• _Set problem_:
Return all of the data exactly, with nothing left out but the pictures.

• _Material_:
........
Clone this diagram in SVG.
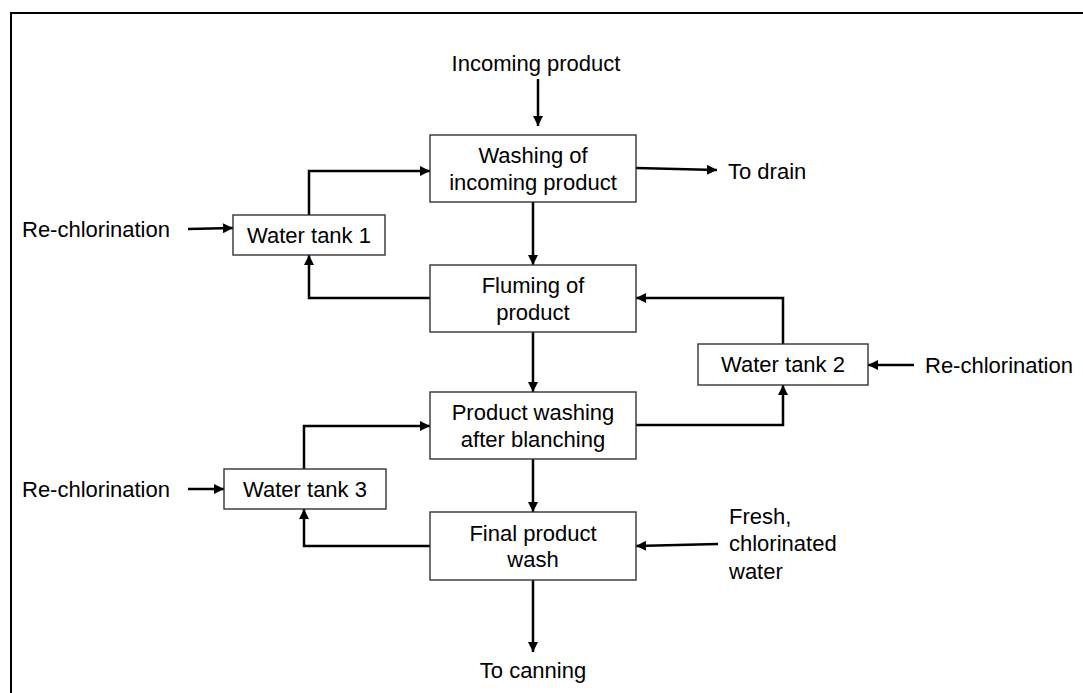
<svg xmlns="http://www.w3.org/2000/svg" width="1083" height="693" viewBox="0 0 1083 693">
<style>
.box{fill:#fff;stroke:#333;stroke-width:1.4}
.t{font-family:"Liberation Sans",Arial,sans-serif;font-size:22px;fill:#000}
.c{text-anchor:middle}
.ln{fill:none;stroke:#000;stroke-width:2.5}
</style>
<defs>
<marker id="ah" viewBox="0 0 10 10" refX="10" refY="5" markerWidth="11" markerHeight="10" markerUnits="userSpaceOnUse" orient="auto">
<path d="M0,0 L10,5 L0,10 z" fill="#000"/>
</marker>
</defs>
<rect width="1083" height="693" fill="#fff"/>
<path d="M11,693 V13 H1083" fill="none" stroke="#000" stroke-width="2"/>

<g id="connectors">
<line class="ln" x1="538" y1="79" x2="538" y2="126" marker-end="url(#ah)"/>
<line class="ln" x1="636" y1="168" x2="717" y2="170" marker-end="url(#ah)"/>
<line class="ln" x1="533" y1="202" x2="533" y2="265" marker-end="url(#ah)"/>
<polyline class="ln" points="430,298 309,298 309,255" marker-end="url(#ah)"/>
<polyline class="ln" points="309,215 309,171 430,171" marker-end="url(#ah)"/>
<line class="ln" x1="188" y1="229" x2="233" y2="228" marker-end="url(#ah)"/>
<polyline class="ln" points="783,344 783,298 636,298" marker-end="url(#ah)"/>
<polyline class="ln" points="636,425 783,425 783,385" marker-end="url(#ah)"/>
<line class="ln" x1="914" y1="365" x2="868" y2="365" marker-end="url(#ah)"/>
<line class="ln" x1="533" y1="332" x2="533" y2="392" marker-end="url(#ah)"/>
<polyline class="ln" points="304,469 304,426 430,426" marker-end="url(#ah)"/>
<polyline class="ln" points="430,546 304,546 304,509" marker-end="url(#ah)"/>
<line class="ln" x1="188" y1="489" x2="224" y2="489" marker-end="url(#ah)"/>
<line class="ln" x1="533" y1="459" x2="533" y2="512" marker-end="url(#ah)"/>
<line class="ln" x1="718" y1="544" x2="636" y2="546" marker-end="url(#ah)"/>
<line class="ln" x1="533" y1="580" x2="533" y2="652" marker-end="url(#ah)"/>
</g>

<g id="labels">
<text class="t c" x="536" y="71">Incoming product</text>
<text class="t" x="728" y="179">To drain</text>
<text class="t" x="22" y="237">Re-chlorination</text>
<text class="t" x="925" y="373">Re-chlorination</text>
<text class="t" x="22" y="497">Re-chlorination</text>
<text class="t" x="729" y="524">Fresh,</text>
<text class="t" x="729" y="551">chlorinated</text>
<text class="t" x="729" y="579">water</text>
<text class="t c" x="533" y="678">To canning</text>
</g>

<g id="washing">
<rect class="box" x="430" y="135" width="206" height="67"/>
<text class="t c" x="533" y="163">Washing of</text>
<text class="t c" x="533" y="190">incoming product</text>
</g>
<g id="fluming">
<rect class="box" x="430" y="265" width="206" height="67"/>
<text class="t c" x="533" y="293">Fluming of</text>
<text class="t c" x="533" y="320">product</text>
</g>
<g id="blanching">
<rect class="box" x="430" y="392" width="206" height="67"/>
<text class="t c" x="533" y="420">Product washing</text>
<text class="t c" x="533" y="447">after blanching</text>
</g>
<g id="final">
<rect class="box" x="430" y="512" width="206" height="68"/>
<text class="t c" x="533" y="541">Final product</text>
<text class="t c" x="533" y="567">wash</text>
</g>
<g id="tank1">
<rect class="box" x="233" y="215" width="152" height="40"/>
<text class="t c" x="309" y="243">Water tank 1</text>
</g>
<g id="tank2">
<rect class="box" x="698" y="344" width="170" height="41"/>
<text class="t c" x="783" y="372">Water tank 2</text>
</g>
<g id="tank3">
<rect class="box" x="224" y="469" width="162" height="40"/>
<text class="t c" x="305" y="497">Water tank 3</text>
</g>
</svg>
........
• _Completed exercise_:
Clone this diagram in SVG.
<svg xmlns="http://www.w3.org/2000/svg" width="1083" height="693" viewBox="0 0 1083 693">
<style>
.box{fill:#fff;stroke:#333;stroke-width:1.4}
.t{font-family:"Liberation Sans",Arial,sans-serif;font-size:22px;fill:#000}
.c{text-anchor:middle}
.ln{fill:none;stroke:#000;stroke-width:2.5}
</style>
<defs>
<marker id="ah" viewBox="0 0 10 10" refX="10" refY="5" markerWidth="11" markerHeight="10" markerUnits="userSpaceOnUse" orient="auto">
<path d="M0,0 L10,5 L0,10 z" fill="#000"/>
</marker>
</defs>
<rect width="1083" height="693" fill="#fff"/>
<path d="M11,693 V13 H1083" fill="none" stroke="#000" stroke-width="2"/>

<g id="connectors">
<line class="ln" x1="538" y1="79" x2="538" y2="126" marker-end="url(#ah)"/>
<line class="ln" x1="636" y1="168" x2="717" y2="170" marker-end="url(#ah)"/>
<line class="ln" x1="533" y1="202" x2="533" y2="265" marker-end="url(#ah)"/>
<polyline class="ln" points="430,298 309,298 309,255" marker-end="url(#ah)"/>
<polyline class="ln" points="309,215 309,171 430,171" marker-end="url(#ah)"/>
<line class="ln" x1="188" y1="229" x2="233" y2="228" marker-end="url(#ah)"/>
<polyline class="ln" points="783,344 783,298 636,298" marker-end="url(#ah)"/>
<polyline class="ln" points="636,425 783,425 783,385" marker-end="url(#ah)"/>
<line class="ln" x1="914" y1="365" x2="868" y2="365" marker-end="url(#ah)"/>
<line class="ln" x1="533" y1="332" x2="533" y2="392" marker-end="url(#ah)"/>
<polyline class="ln" points="304,469 304,426 430,426" marker-end="url(#ah)"/>
<polyline class="ln" points="430,546 304,546 304,509" marker-end="url(#ah)"/>
<line class="ln" x1="188" y1="489" x2="224" y2="489" marker-end="url(#ah)"/>
<line class="ln" x1="533" y1="459" x2="533" y2="512" marker-end="url(#ah)"/>
<line class="ln" x1="718" y1="544" x2="636" y2="546" marker-end="url(#ah)"/>
<line class="ln" x1="533" y1="580" x2="533" y2="652" marker-end="url(#ah)"/>
</g>

<g id="labels">
<text class="t c" x="536" y="71">Incoming product</text>
<text class="t" x="728" y="179">To drain</text>
<text class="t" x="22" y="237">Re-chlorination</text>
<text class="t" x="925" y="373">Re-chlorination</text>
<text class="t" x="22" y="497">Re-chlorination</text>
<text class="t" x="729" y="524">Fresh,</text>
<text class="t" x="729" y="551">chlorinated</text>
<text class="t" x="729" y="579">water</text>
<text class="t c" x="533" y="678">To canning</text>
</g>

<g id="washing">
<rect class="box" x="430" y="135" width="206" height="67"/>
<text class="t c" x="533" y="163">Washing of</text>
<text class="t c" x="533" y="190">incoming product</text>
</g>
<g id="fluming">
<rect class="box" x="430" y="265" width="206" height="67"/>
<text class="t c" x="533" y="293">Fluming of</text>
<text class="t c" x="533" y="320">product</text>
</g>
<g id="blanching">
<rect class="box" x="430" y="392" width="206" height="67"/>
<text class="t c" x="533" y="420">Product washing</text>
<text class="t c" x="533" y="447">after blanching</text>
</g>
<g id="final">
<rect class="box" x="430" y="512" width="206" height="68"/>
<text class="t c" x="533" y="541">Final product</text>
<text class="t c" x="533" y="567">wash</text>
</g>
<g id="tank1">
<rect class="box" x="233" y="215" width="152" height="40"/>
<text class="t c" x="309" y="243">Water tank 1</text>
</g>
<g id="tank2">
<rect class="box" x="698" y="344" width="170" height="41"/>
<text class="t c" x="783" y="372">Water tank 2</text>
</g>
<g id="tank3">
<rect class="box" x="224" y="469" width="162" height="40"/>
<text class="t c" x="305" y="497">Water tank 3</text>
</g>
</svg>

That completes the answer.